Your task
List every line below containing "with".

Data records

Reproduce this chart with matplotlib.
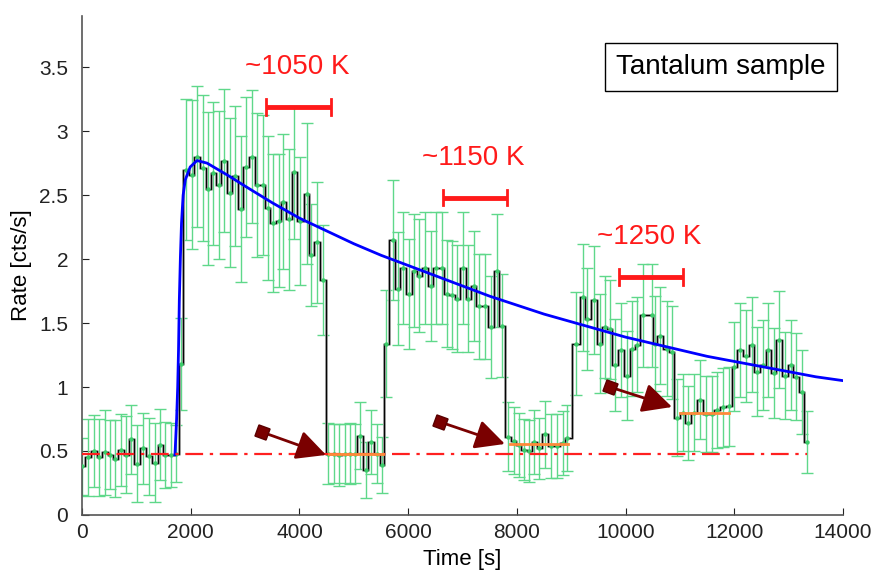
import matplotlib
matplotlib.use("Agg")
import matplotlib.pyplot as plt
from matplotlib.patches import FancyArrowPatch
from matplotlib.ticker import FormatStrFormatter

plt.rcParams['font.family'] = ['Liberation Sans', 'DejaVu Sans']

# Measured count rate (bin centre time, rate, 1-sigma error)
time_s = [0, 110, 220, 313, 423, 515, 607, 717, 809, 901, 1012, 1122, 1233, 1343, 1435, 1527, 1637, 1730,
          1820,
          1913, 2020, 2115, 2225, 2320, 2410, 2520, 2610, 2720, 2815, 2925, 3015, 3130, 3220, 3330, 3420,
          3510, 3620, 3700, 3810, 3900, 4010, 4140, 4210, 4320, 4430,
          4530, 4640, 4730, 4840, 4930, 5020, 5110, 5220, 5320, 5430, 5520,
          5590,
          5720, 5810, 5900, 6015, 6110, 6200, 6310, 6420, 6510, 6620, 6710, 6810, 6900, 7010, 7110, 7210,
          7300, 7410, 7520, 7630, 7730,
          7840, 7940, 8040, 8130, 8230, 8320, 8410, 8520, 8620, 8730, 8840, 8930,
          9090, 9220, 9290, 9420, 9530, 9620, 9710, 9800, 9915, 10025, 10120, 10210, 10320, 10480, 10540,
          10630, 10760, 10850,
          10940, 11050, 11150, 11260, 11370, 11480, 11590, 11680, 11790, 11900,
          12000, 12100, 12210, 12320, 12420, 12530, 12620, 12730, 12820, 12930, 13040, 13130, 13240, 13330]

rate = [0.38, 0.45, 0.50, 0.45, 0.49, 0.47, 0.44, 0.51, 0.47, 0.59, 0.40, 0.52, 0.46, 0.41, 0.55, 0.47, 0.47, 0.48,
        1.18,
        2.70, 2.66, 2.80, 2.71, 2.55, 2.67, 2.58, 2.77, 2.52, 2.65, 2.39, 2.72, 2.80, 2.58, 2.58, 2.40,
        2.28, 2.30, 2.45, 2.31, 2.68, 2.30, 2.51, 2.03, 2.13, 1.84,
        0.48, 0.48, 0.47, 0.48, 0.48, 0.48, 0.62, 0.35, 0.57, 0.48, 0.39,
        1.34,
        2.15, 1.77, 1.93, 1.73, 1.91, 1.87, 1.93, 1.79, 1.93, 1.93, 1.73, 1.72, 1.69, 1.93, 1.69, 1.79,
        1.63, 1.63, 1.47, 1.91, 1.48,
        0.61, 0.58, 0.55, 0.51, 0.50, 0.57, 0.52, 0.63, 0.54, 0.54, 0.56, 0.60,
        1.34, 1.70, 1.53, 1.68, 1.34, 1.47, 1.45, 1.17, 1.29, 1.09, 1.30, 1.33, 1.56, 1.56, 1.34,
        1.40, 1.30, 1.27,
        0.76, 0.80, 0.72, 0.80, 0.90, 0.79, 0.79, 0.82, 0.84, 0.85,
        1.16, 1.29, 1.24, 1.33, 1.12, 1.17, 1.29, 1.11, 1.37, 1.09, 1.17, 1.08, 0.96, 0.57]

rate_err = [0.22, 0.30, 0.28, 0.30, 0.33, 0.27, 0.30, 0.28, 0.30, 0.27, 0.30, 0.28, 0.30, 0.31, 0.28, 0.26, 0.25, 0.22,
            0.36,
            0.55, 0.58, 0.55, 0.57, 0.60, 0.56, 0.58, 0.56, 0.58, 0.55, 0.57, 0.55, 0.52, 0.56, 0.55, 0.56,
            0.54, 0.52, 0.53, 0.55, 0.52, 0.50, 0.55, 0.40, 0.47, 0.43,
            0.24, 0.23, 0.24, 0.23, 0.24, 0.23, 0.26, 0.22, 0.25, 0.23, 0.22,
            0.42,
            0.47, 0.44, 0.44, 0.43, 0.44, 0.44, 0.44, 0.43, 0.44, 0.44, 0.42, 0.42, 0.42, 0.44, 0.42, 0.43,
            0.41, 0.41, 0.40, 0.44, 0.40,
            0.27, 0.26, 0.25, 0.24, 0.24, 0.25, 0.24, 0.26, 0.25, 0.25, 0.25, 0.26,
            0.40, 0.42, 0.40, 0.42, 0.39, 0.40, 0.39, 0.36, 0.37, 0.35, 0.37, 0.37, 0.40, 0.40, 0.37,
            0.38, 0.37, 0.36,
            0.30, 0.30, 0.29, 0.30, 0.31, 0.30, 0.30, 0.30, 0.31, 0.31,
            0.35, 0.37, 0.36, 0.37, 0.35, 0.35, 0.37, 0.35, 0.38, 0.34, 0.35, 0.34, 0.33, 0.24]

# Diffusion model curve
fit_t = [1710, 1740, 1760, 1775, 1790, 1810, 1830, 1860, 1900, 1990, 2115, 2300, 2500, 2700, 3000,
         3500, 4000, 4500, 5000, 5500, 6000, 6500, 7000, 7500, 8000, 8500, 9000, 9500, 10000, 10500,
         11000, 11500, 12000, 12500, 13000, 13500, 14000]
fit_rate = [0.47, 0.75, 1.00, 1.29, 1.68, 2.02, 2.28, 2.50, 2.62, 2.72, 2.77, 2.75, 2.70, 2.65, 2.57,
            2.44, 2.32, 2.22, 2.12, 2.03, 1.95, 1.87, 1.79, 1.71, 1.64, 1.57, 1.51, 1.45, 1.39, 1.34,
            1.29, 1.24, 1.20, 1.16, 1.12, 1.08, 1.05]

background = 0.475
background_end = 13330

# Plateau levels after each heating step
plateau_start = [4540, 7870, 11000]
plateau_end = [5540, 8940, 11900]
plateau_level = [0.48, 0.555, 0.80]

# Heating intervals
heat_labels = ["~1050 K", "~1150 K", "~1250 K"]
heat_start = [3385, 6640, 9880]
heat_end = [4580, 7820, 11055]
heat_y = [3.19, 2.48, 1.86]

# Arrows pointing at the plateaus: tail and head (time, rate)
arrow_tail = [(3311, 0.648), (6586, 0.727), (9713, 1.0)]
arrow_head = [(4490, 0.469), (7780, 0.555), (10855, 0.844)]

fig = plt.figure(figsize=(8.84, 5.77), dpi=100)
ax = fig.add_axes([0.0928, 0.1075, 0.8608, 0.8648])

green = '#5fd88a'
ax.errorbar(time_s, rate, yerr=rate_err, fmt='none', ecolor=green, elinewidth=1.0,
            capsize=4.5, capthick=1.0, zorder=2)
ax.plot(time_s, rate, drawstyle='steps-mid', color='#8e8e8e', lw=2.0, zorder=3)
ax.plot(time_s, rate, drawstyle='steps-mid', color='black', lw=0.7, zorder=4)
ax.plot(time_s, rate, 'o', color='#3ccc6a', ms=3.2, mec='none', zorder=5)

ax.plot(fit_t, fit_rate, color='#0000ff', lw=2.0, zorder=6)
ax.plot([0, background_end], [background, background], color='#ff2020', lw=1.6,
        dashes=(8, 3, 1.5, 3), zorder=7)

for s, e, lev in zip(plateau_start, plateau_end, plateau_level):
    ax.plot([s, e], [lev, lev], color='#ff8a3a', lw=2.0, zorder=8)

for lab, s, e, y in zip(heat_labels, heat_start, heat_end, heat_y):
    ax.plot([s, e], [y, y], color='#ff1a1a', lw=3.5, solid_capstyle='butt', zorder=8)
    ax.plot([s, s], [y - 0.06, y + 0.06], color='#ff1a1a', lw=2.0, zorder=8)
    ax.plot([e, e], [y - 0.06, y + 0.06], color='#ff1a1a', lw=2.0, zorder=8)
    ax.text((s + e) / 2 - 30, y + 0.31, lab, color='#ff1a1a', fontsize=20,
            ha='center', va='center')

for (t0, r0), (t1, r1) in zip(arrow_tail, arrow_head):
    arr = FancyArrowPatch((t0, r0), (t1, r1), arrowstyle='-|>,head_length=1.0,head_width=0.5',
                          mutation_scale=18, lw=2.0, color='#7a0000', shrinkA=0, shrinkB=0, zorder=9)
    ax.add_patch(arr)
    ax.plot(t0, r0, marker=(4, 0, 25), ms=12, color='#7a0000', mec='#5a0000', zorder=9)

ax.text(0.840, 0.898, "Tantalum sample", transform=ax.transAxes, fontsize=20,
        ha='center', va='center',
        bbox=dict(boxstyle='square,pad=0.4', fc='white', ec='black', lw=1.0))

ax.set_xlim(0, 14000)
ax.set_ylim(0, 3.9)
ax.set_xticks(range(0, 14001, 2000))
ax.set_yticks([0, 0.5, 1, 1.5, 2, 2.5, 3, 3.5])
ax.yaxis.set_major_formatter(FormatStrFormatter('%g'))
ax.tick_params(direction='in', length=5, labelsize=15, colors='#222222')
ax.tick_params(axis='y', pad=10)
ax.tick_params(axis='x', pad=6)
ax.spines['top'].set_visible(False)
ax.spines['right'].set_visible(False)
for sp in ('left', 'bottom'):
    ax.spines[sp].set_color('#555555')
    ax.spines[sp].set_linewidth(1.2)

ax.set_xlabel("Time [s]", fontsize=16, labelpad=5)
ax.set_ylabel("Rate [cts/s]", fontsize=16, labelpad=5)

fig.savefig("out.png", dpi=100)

--

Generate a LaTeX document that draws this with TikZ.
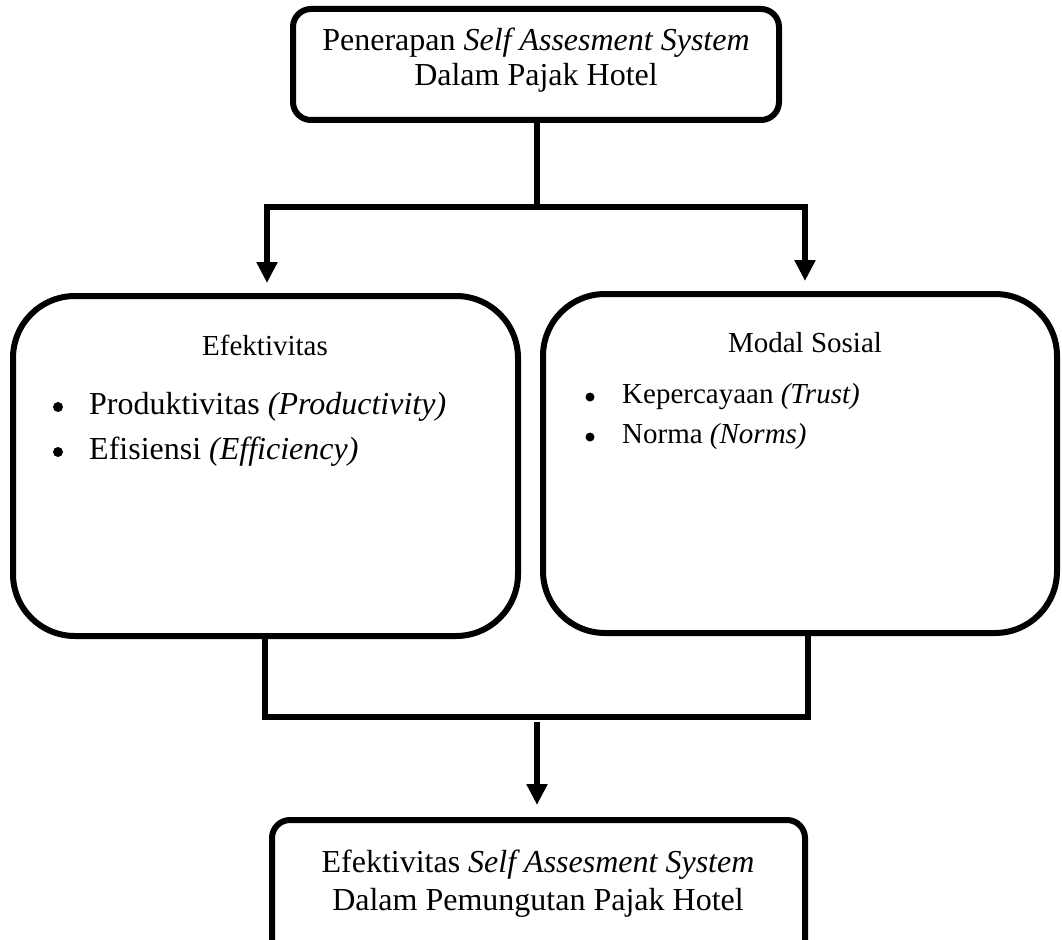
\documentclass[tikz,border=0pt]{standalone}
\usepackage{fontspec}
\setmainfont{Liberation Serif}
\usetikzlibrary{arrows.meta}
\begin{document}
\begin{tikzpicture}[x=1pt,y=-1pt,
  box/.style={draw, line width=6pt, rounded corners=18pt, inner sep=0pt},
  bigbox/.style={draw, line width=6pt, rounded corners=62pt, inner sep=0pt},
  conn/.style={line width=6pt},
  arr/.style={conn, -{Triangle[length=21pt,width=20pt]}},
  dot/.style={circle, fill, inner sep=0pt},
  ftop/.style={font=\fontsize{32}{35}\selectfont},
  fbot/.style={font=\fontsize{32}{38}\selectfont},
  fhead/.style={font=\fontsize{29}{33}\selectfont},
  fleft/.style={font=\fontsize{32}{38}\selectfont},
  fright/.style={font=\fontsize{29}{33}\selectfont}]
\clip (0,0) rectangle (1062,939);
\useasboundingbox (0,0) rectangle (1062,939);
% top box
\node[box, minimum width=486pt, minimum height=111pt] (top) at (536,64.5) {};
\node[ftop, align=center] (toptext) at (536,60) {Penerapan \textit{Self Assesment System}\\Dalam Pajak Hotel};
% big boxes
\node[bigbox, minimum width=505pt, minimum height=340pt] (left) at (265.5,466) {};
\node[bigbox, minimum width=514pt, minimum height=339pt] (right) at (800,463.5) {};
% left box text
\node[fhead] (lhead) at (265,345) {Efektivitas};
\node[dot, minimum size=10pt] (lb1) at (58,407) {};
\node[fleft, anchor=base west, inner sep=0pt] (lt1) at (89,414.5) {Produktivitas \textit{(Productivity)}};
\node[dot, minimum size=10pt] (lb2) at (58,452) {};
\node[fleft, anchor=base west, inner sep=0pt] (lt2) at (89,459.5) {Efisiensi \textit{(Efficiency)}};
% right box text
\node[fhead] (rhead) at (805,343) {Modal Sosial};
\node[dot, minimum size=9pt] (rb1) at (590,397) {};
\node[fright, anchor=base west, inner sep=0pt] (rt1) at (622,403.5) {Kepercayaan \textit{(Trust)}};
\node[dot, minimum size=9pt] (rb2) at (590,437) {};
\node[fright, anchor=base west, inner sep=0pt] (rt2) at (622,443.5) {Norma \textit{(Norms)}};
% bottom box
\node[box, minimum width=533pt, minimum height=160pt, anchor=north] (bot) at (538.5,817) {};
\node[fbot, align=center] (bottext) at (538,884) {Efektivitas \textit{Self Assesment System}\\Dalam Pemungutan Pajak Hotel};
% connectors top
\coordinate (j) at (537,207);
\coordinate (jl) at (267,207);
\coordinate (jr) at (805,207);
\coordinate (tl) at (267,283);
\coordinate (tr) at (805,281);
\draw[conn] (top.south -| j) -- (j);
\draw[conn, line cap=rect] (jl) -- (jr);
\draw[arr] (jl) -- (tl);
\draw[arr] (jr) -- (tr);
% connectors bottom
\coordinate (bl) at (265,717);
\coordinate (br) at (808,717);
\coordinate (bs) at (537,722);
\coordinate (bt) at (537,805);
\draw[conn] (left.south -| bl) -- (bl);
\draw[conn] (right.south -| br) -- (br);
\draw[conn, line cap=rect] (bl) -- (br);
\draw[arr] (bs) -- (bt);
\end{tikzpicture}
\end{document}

---

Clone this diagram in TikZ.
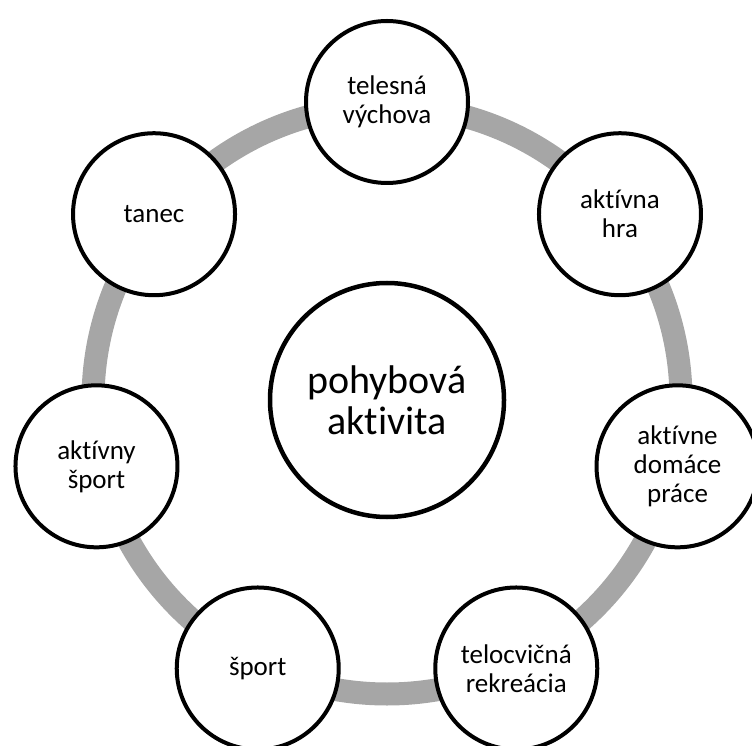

The output
Reproduce this chart with matplotlib.
Generate a LaTeX document that draws this with TikZ.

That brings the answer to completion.